-------- STORED DATA

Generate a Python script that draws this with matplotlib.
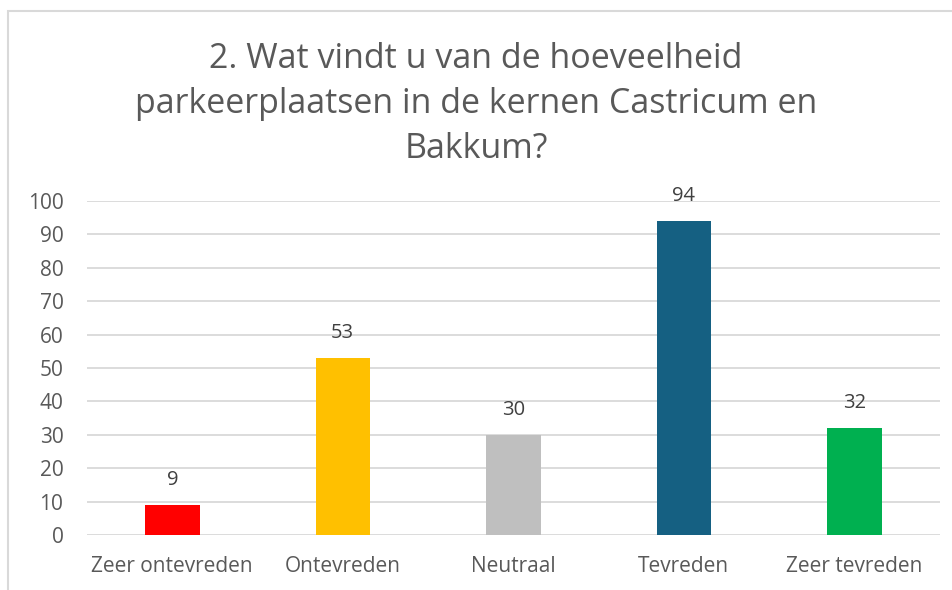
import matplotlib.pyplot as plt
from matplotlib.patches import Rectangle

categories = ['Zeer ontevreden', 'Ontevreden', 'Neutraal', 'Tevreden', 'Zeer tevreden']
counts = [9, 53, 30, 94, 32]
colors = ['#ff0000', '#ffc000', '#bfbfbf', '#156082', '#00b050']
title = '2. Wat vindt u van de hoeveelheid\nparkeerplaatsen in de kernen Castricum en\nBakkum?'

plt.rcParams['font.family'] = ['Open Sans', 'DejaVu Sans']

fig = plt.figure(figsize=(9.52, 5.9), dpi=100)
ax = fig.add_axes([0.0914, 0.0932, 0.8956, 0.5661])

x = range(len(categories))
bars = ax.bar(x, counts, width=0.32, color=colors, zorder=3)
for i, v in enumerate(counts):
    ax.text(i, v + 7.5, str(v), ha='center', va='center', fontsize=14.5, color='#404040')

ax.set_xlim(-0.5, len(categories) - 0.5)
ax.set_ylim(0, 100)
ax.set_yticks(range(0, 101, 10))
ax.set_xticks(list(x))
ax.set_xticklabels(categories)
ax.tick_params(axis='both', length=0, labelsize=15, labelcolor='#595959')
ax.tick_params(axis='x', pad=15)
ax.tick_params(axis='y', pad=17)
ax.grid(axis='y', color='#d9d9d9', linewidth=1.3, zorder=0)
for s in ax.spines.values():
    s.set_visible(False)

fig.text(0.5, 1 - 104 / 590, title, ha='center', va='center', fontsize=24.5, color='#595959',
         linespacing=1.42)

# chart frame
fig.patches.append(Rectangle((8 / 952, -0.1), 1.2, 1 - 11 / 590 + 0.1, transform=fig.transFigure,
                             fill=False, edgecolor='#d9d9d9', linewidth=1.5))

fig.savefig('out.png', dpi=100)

----------------

Take the lines from the start of the material to the line with "linespacing=1.42)", both included, and transcribe them exactly without the pictures.

— RESULT BELOW —
Generate a Python script that draws this with matplotlib.
import matplotlib.pyplot as plt
from matplotlib.patches import Rectangle

categories = ['Zeer ontevreden', 'Ontevreden', 'Neutraal', 'Tevreden', 'Zeer tevreden']
counts = [9, 53, 30, 94, 32]
colors = ['#ff0000', '#ffc000', '#bfbfbf', '#156082', '#00b050']
title = '2. Wat vindt u van de hoeveelheid\nparkeerplaatsen in de kernen Castricum en\nBakkum?'

plt.rcParams['font.family'] = ['Open Sans', 'DejaVu Sans']

fig = plt.figure(figsize=(9.52, 5.9), dpi=100)
ax = fig.add_axes([0.0914, 0.0932, 0.8956, 0.5661])

x = range(len(categories))
bars = ax.bar(x, counts, width=0.32, color=colors, zorder=3)
for i, v in enumerate(counts):
    ax.text(i, v + 7.5, str(v), ha='center', va='center', fontsize=14.5, color='#404040')

ax.set_xlim(-0.5, len(categories) - 0.5)
ax.set_ylim(0, 100)
ax.set_yticks(range(0, 101, 10))
ax.set_xticks(list(x))
ax.set_xticklabels(categories)
ax.tick_params(axis='both', length=0, labelsize=15, labelcolor='#595959')
ax.tick_params(axis='x', pad=15)
ax.tick_params(axis='y', pad=17)
ax.grid(axis='y', color='#d9d9d9', linewidth=1.3, zorder=0)
for s in ax.spines.values():
    s.set_visible(False)

fig.text(0.5, 1 - 104 / 590, title, ha='center', va='center', fontsize=24.5, color='#595959',
         linespacing=1.42)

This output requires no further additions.